The trio also weighed in against any uncoupling of the blocks to accommodate concerns small businesses may have about being left out of the auction process. Disaggregation of the F block, which has been set aside for entrepreneurs, “creates a block of participants that can be excluded from the investment opportunities mandated by*…*the Communications Act. As recently as the 1996 Telco Act, Congress has expressed its commitment to reducing barriers to market entry by small businesses. A segregated F block would be contrary to that intent,” the groups told the court. “However, the groups could live with a stay of just the F block if the court sees fit to do so.”

And this is where Sen. Bond could enter the picture.
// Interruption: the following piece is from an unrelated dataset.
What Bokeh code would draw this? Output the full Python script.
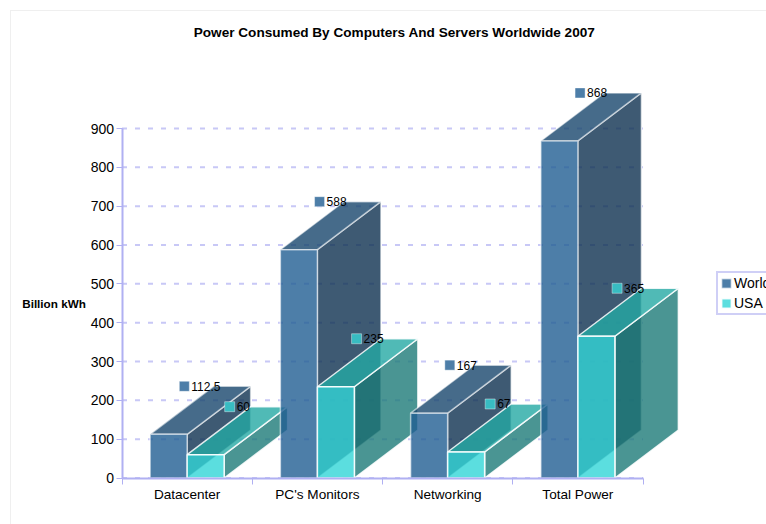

A Feb. 13 letter from the senator to Hundt following the signing into law of the Telecommunications Act of 1996 said in part, “Care must be taken in the implementation and operation of the new legislation so that the many small businesses that make up the telecommunications field are not inadvertently disadvantaged or excluded*…*I am dedicated to helping small business participate in the newly deregulated telecommunications industry.”

While one Bond telecom advisor who sat in on the meeting said that the letter to Hundt was aimed at pushing early hearings regarding barriers to entry, as dictated by the 1996 act, he said that small-business concerns about auction participation certainly are of interest to the senator as well.

Micheal Walker, NPPCA executive director, said Bond staff had seen a copy of the court filing, and that a subsequent meeting was planned for early this week on a plan of action should the court reject petitioners’ arguments. Walker also said a major public relations firm would be retained to help forward the group’s cause to the public.